### RAW DATA ###
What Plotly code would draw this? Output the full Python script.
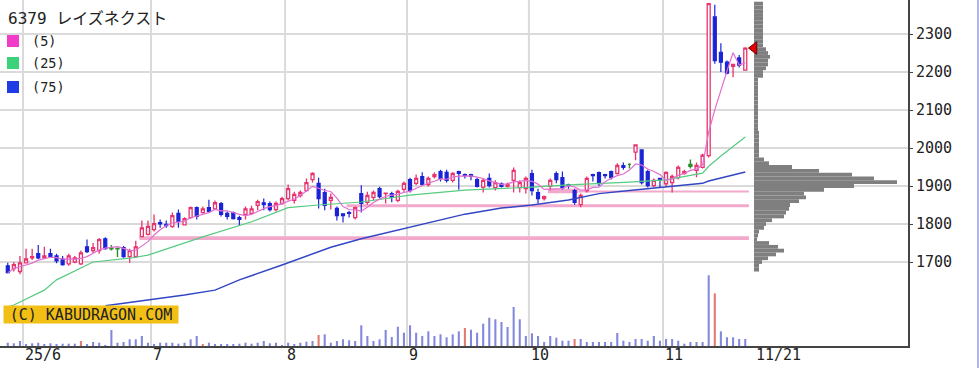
import numpy as np
import pandas as pd
import plotly.graph_objects as go

# ---------------- data ----------------
TITLE = "6379 レイズネクスト"
MA_LABELS = ["(5)", "(25)", "(75)"]
COPYRIGHT = "(C) KABUDRAGON.COM"

JP_HOLIDAYS = ["2025-07-21", "2025-08-11", "2025-09-15", "2025-09-23", "2025-10-13", "2025-11-03"]
dates = pd.bdate_range("2025-05-28", "2025-11-21")
dates = dates[~dates.isin(pd.to_datetime(JP_HOLIDAYS))]

open_ = [
    1690, 1683, 1675, 1698, 1711, 1722, 1711, 1722, 1716, 1708,
    1695, 1700, 1695, 1740, 1730, 1730, 1761, 1737, 1735, 1738,
    1714, 1714, 1767, 1773, 1785, 1804, 1799, 1793, 1828, 1798,
    1817, 1843, 1830, 1843, 1840, 1854, 1828, 1830, 1817, 1825,
    1828, 1849, 1856, 1854, 1838, 1854, 1867, 1862, 1875, 1888,
    1917, 1907, 1883, 1862, 1841, 1827, 1830, 1817, 1880, 1857,
    1870, 1893, 1880, 1880, 1862, 1891, 1917, 1907, 1925, 1904,
    1925, 1938, 1936, 1915, 1938, 1930, 1930, 1917, 1897, 1920,
    1896, 1906, 1899, 1915, 1896, 1893, 1933, 1883, 1867, 1899,
    1933, 1922, 1904, 1888, 1851, 1888, 1930, 1935, 1930, 1938,
    1933, 1954, 1957, 1989, 1995, 1938, 1901, 1920, 1906, 1909,
    1922, 1933, 1952, 1941, 1949, 1980, 2345, 2252, 2226, 2215,
    2237, 2205]
high = [
    1698, 1700, 1716, 1735, 1735, 1745, 1740, 1735, 1722, 1716,
    1722, 1716, 1730, 1759, 1750, 1763, 1765, 1745, 1738, 1742,
    1735, 1756, 1809, 1809, 1825, 1812, 1809, 1830, 1838, 1818,
    1846, 1846, 1846, 1864, 1862, 1858, 1833, 1833, 1822, 1846,
    1848, 1864, 1867, 1859, 1859, 1872, 1904, 1885, 1888, 1920,
    1936, 1922, 1893, 1880, 1846, 1828, 1835, 1846, 1902, 1885,
    1888, 1898, 1882, 1885, 1890, 1912, 1922, 1930, 1936, 1925,
    1936, 1943, 1943, 1936, 1940, 1933, 1932, 1922, 1920, 1933,
    1915, 1909, 1909, 1949, 1915, 1925, 1943, 1893, 1875, 1920,
    1938, 1938, 1906, 1893, 1880, 1925, 1932, 1938, 1932, 1941,
    1960, 1962, 1960, 2010, 1996, 1943, 1920, 1922, 1938, 1930,
    1954, 1943, 1970, 1962, 1985, 2380, 2377, 2276, 2230, 2222,
    2245, 2265]
low = [
    1670, 1675, 1668, 1697, 1705, 1708, 1708, 1711, 1697, 1690,
    1690, 1697, 1692, 1724, 1724, 1722, 1732, 1730, 1713, 1711,
    1698, 1711, 1765, 1770, 1780, 1790, 1790, 1790, 1790, 1796,
    1814, 1812, 1828, 1830, 1838, 1820, 1812, 1812, 1796, 1812,
    1825, 1836, 1836, 1833, 1833, 1851, 1862, 1854, 1870, 1885,
    1909, 1841, 1836, 1838, 1809, 1804, 1817, 1812, 1830, 1851,
    1862, 1867, 1854, 1857, 1857, 1885, 1883, 1902, 1900, 1899,
    1920, 1912, 1909, 1909, 1890, 1920, 1915, 1896, 1883, 1896,
    1888, 1896, 1896, 1883, 1883, 1880, 1875, 1854, 1862, 1888,
    1907, 1891, 1893, 1851, 1844, 1883, 1912, 1900, 1920, 1917,
    1930, 1943, 1946, 1968, 1904, 1896, 1896, 1896, 1899, 1883,
    1917, 1930, 1946, 1923, 1946, 1975, 2222, 2200, 2194, 2186,
    2212, 2205]
close = [
    1672, 1693, 1698, 1708, 1714, 1711, 1716, 1714, 1703, 1693,
    1716, 1711, 1724, 1727, 1738, 1759, 1735, 1735, 1736, 1714,
    1730, 1740, 1790, 1794, 1801, 1800, 1796, 1822, 1807, 1814,
    1843, 1820, 1840, 1833, 1856, 1825, 1820, 1814, 1812, 1840,
    1840, 1859, 1851, 1838, 1854, 1867, 1893, 1878, 1883, 1909,
    1933, 1867, 1849, 1870, 1822, 1822, 1828, 1843, 1854, 1875,
    1883, 1872, 1881, 1870, 1886, 1907, 1888, 1920, 1904, 1920,
    1930, 1920, 1915, 1933, 1933, 1927, 1925, 1899, 1915, 1901,
    1909, 1899, 1904, 1941, 1909, 1920, 1888, 1867, 1872, 1915,
    1917, 1896, 1902, 1857, 1875, 1920, 1927, 1906, 1927, 1922,
    1954, 1949, 1957, 2008, 1909, 1901, 1915, 1917, 1936, 1925,
    1949, 1938, 1957, 1954, 1981, 2380, 2230, 2226, 2197, 2220,
    2218, 2263]
green_days = [17, 18, 102, 112]

volume = [
    33, 27, 50, 17, 27, 33, 17, 27, 17, 23,
    23, 23, 50, 17, 40, 33, 7, 160, 33, 40,
    67, 67, 100, 33, 17, 33, 33, 33, 23, 33,
    67, 100, 17, 33, 17, 17, 17, 17, 23, 33,
    23, 33, 50, 27, 33, 7, 33, 17, 33, 43,
    50, 110, 117, 33, 50, 67, 57, 50, 207, 100,
    50, 67, 160, 90, 193, 133, 207, 133, 100, 147,
    100, 117, 87, 117, 147, 180, 163, 133, 223, 283,
    267, 240, 190, 390, 267, 100, 127, 100, 40, 100,
    83, 53, 53, 70, 70, 40, 40, 40, 40, 40,
    130, 53, 40, 70, 70, 53, 100, 53, 70, 70,
    53, 23, 40, 40, 40, 707, 527, 147, 87, 87,
    70, 70]
red_volume_days = [12, 32, 51, 75, 93, 116]

ma25_days = [0, 1, 6, 8, 14, 20, 23, 32, 40, 46, 51, 58, 66, 75, 86, 92, 102, 108, 114, 115, 117, 119, 121]
ma25_vals = [1582, 1587, 1626, 1653, 1700, 1710, 1718, 1766, 1806, 1843, 1850, 1858, 1876, 1889, 1897,
             1903, 1910, 1916, 1934, 1952, 1979, 2004, 2029]
ma75_days = [16, 23, 29, 34, 38, 45, 53, 58, 66, 75, 81, 86, 92, 97, 102, 108, 114, 115, 119, 121]
ma75_vals = [1585, 1600, 1613, 1626, 1653, 1692, 1739, 1761, 1792, 1826, 1842, 1850, 1863, 1880,
             1888, 1897, 1907, 1913, 1928, 1937]

band_start_day = [22, 56, 89, 94]
band_end_day = [121, 121, 93, 121]
band_low = [1758, 1844, 1881, 1883]
band_high = [1768, 1852, 1893, 1888]

profile_price = list(range(1680, 2390, 10))
profile_vol = [
    5, 5, 8, 14, 22, 30, 24, 15, 3, 4,
    5, 10, 12, 18, 30, 32, 35, 36, 45, 52,
    50, 70, 100, 143, 120, 98, 65, 38, 15, 10,
    5, 5, 5, 5, 5, 5, 5, 4, 4, 4,
    4, 4, 4, 4, 4, 4, 4, 4, 4, 4,
    4, 9, 9, 12, 14, 14, 16, 14, 12, 9,
    9, 9, 9, 9, 9, 9, 9, 9, 9, 9, 9]

price_ticks = [1700, 1800, 1900, 2000, 2100, 2200, 2300]

n = len(dates)
assert all(len(a) == n for a in (open_, high, low, close, volume))
assert len(profile_vol) == len(profile_price)

# ---------------- style / geometry ----------------
PLOT_W, PLOT_H = 908, 346
RED = "#e8336d"
BLUE = "#1a24d6"
GREEN = "#2e8b2e"
MONO = "DejaVu Sans Mono"


def pxx(p):
    return p / PLOT_W


def pxy(p):
    return 1 - p / PLOT_H


idx = np.arange(n)
main_days = [i for i in range(n) if i not in green_days]

fig = go.Figure()

# volume
vol_colors = ["#e07b6e" if i in red_volume_days else "#8388dc" for i in range(n)]
fig.add_trace(go.Bar(x=idx, y=volume, yaxis="y2", width=0.34,
                     marker=dict(color=vol_colors, line=dict(width=0)),
                     hoverinfo="skip"))

# candles
fig.add_trace(go.Candlestick(
    x=[i for i in main_days],
    open=[open_[i] for i in main_days], high=[high[i] for i in main_days],
    low=[low[i] for i in main_days], close=[close[i] for i in main_days],
    increasing=dict(line=dict(color=RED, width=1.3), fillcolor="white"),
    decreasing=dict(line=dict(color=BLUE, width=1.2), fillcolor=BLUE),
    hoverinfo="skip"))
fig.add_trace(go.Candlestick(
    x=green_days,
    open=[open_[i] for i in green_days], high=[high[i] for i in green_days],
    low=[low[i] for i in green_days], close=[close[i] for i in green_days],
    increasing=dict(line=dict(color=GREEN, width=1.4), fillcolor=GREEN),
    decreasing=dict(line=dict(color=GREEN, width=1.4), fillcolor=GREEN),
    hoverinfo="skip"))

# moving averages
ma5 = pd.Series(close).rolling(5, min_periods=1).mean()
fig.add_trace(go.Scatter(x=ma75_days, y=ma75_vals, mode="lines",
                         line=dict(color="#3347c4", width=1.5), hoverinfo="skip"))
fig.add_trace(go.Scatter(x=ma25_days, y=ma25_vals, mode="lines",
                         line=dict(color="#55cc80", width=1.2), hoverinfo="skip"))
fig.add_trace(go.Scatter(x=idx, y=ma5, mode="lines",
                         line=dict(color="#e36fd0", width=1.2), hoverinfo="skip"))

# price-by-volume profile
fig.add_trace(go.Bar(y=profile_price, x=profile_vol, orientation="h",
                     xaxis="x3", yaxis="y", width=10,
                     marker=dict(color="#7f7f7f", line=dict(width=0)),
                     hoverinfo="skip"))
# last price marker
fig.add_trace(go.Scatter(x=[0], y=[close[-1]], xaxis="x3", yaxis="y", mode="markers",
                         cliponaxis=False,
                         marker=dict(symbol="triangle-left", size=11, color="#e00000",
                                     line=dict(color="#700000", width=1)),
                         hoverinfo="skip"))

shapes = []
# month grid lines
month_bounds = [i - 0.5 for i in range(1, n) if dates[i].month != dates[i - 1].month]
for b in month_bounds:
    shapes.append(dict(type="line", xref="x", yref="paper", x0=b, x1=b, y0=0, y1=1,
                       line=dict(color="#dadada", width=2), layer="below"))
# unfilled gap bands
for s, e, lo, hi in zip(band_start_day, band_end_day, band_low, band_high):
    shapes.append(dict(type="rect", xref="x", yref="y", x0=s - 0.4, x1=e + 0.6, y0=lo, y1=hi,
                       fillcolor="#f3a9cc", line=dict(width=0), layer="between"))
# legend squares
for (y0, y1), col in zip([(35, 47), (57, 69), (81, 93)], ["#f03cc8", "#3cd27a", "#1e3ce6"]):
    shapes.append(dict(type="rect", xref="paper", yref="paper", x0=pxx(7), x1=pxx(19),
                       y0=pxy(y1), y1=pxy(y0), fillcolor=col, line=dict(width=0)))
# page border on the right
shapes.append(dict(type="line", xref="paper", yref="paper", x0=pxx(978), x1=pxx(978),
                   y0=pxy(368), y1=1, line=dict(color="#b4b4ea", width=2)))

annotations = []
annotations.append(dict(text=TITLE, xref="paper", yref="paper", x=pxx(6), y=pxy(18),
                        xanchor="left", yanchor="middle", showarrow=False,
                        font=dict(family=MONO + ", Noto Sans CJK JP", size=16, color="#222")))
for lab, yc in zip(MA_LABELS, [41, 63, 87]):
    annotations.append(dict(text=lab, xref="paper", yref="paper", x=pxx(30), y=pxy(yc),
                            xanchor="left", yanchor="middle", showarrow=False,
                            font=dict(family=MONO, size=13.5, color="#222")))
# x labels (month starts + last date)
tick_labels = ["25/6", "7", "8", "9", "10", "11", "11/21"]
tick_pos = month_bounds + [n - 1 + 1.5]
for lab, p in zip(tick_labels, tick_pos):
    annotations.append(dict(text=lab, xref="x", yref="paper", x=p, y=pxy(355),
                            xanchor="left", yanchor="middle", showarrow=False,
                            font=dict(family=MONO, size=15, color="#222")))
annotations.append(dict(text=COPYRIGHT, xref="paper", yref="paper", x=pxx(91), y=pxy(314.5),
                        xanchor="center", yanchor="middle", showarrow=False,
                        width=172, height=15, bgcolor="#f2c014", borderpad=1,
                        font=dict(family=MONO, size=15, color="#222")))

fig.update_layout(
    width=979, height=368,
    margin=dict(l=0, r=979 - PLOT_W, t=0, b=368 - PLOT_H, pad=0),
    paper_bgcolor="white", plot_bgcolor="white",
    showlegend=False,
    xaxis=dict(range=[-1.275, 147.7], showgrid=False, zeroline=False,
               showticklabels=False, ticks="", showline=True, linecolor="#444",
               linewidth=2, rangeslider=dict(visible=False), fixedrange=True),
    xaxis3=dict(domain=[754 / PLOT_W, 1], range=[0, 154], anchor="y", visible=False,
                fixedrange=True),
    yaxis=dict(range=[1479, 2389.5], side="right", tickvals=price_ticks,
               ticktext=[str(v) for v in price_ticks],
               showgrid=True, gridcolor="#dadada", gridwidth=2, zeroline=False,
               showline=True, linecolor="#444", linewidth=2,
               ticks="outside", ticklen=3, tickcolor="#444",
               tickfont=dict(family=MONO, size=15, color="#222"), fixedrange=True),
    yaxis2=dict(overlaying="y", range=[0, PLOT_H * 10], visible=False, fixedrange=True),
    shapes=shapes, annotations=annotations,
)

fig.write_html("out.html", config={"displayModeBar": False},
               post_script="document.body.style.margin='0px';document.body.style.overflow='hidden';")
###
YOUR GOAL
Begin at the first line of the data above and repeat each line exactly, stopping after the line containing "dates = dates[~dates.isin(pd.to_datetime(JP_HOLIDAYS))]". Omit the pictures.

THE REPLY
What Plotly code would draw this? Output the full Python script.
import numpy as np
import pandas as pd
import plotly.graph_objects as go

# ---------------- data ----------------
TITLE = "6379 レイズネクスト"
MA_LABELS = ["(5)", "(25)", "(75)"]
COPYRIGHT = "(C) KABUDRAGON.COM"

JP_HOLIDAYS = ["2025-07-21", "2025-08-11", "2025-09-15", "2025-09-23", "2025-10-13", "2025-11-03"]
dates = pd.bdate_range("2025-05-28", "2025-11-21")
dates = dates[~dates.isin(pd.to_datetime(JP_HOLIDAYS))]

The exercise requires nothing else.